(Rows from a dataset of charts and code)

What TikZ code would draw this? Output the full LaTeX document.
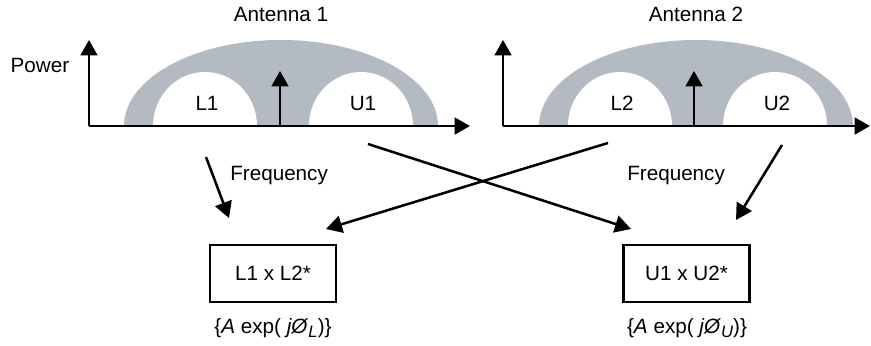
\documentclass[tikz,border=0pt]{standalone}
\usepackage{fontspec}
\setmainfont{Liberation Sans}
\usetikzlibrary{arrows.meta}
\definecolor{band}{RGB}{180,186,194}
\tikzset{
  lbl/.style={font=\fontsize{15.5}{17}\selectfont, inner sep=0pt},
  axis/.style={line width=1.9pt, -{Triangle[length=11.5pt,width=12.5pt]}},
  conn/.style={line width=1.9pt, -{Triangle[length=12pt,width=13pt]}},
  prodbox/.style={draw, line width=1.9pt, minimum width=94.5pt, minimum height=42.75pt, inner sep=0pt, font=\fontsize{15.5}{17}\selectfont}
}
\begin{document}
\begin{tikzpicture}[x=0.75pt,y=-0.75pt]
\useasboundingbox (0,0) rectangle (871,346);
% spectra
\foreach \c/\l/\u in {281/205/361, 696/620/775}{
  \fill[band] (\c-157,126) arc[start angle=180,end angle=0,x radius=157,y radius=-86] -- cycle;
  \fill[white] (\l-52,126) arc[start angle=180,end angle=0,x radius=52,y radius=-54] -- cycle;
  \fill[white] (\u-52,126) arc[start angle=180,end angle=0,x radius=52,y radius=-54] -- cycle;
}
% axes
\coordinate (o1) at (89,126);
\coordinate (o2) at (503,126);
\draw[axis] (o1) -- (89,40);
\draw[axis] (o1) -- (470,126);
\draw[axis] (o2) -- (503,40);
\draw[axis] (o2) -- (870,126);
\draw[axis] (280,126) -- (280,71);
\draw[axis] (694,126) -- (694,71);
% labels
\node[lbl, anchor=base] (t1) at (281,22) {Antenna 1};
\node[lbl, anchor=base] (t2) at (696,22) {Antenna 2};
\node[lbl, anchor=base] (pw) at (40,73) {Power};
\node[lbl, anchor=base] (l1) at (207,110) {L1};
\node[lbl, anchor=base] (u1) at (363,110) {U1};
\node[lbl, anchor=base] (l2) at (622,110) {L2};
\node[lbl, anchor=base] (u2) at (777,110) {U2};
\node[lbl, anchor=base west] (f1) at (230,180) {Frequency};
\node[lbl, anchor=base west] (f2) at (627,180) {Frequency};
% boxes
\node[prodbox] (b1) at (273,273.5) {L1 x L2*};
\node[prodbox] (b2) at (686.5,273.5) {U1 x U2*};
\node[lbl, anchor=base] (e1) at (273,333) {\{\textit{A} exp( \textit{jØ}\raisebox{-0.4ex}{\fontsize{12.5}{14}\selectfont\itshape L})\}};
\node[lbl, anchor=base] (e2) at (687,333) {\{\textit{A} exp( \textit{jØ}\raisebox{-0.4ex}{\fontsize{12.5}{14}\selectfont\itshape U})\}};
% connectors
\coordinate (a1s) at (206,157); \coordinate (a1e) at (229,218);
\coordinate (a2s) at (368,144); \coordinate (a2e) at (631,229);
\coordinate (a3s) at (608,143); \coordinate (a3e) at (326,229);
\coordinate (a4s) at (782,145); \coordinate (a4e) at (736,220);
\draw[conn] (a1s) -- (a1e);
\draw[conn] (a2s) -- (a2e);
\draw[conn] (a3s) -- (a3e);
\draw[conn] (a4s) -- (a4e);
\end{tikzpicture}
\end{document}
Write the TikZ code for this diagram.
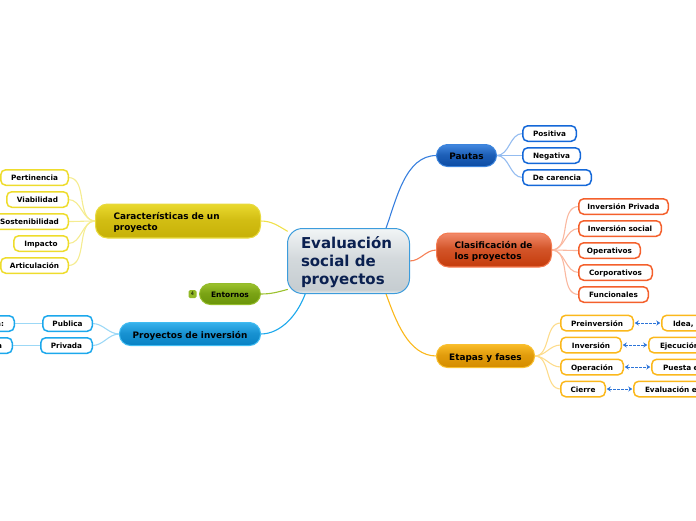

**Exercise objective**
Gather from the records above every line containing the string "draw".

**Right answer**
What TikZ code would draw this? Output the full LaTeX document.
  prodbox/.style={draw, line width=1.9pt, minimum width=94.5pt, minimum height=42.75pt, inner sep=0pt, font=\fontsize{15.5}{17}\selectfont}
\draw[axis] (o1) -- (89,40);
\draw[axis] (o1) -- (470,126);
\draw[axis] (o2) -- (503,40);
\draw[axis] (o2) -- (870,126);
\draw[axis] (280,126) -- (280,71);
\draw[axis] (694,126) -- (694,71);
\draw[conn] (a1s) -- (a1e);
\draw[conn] (a2s) -- (a2e);
\draw[conn] (a3s) -- (a3e);
\draw[conn] (a4s) -- (a4e);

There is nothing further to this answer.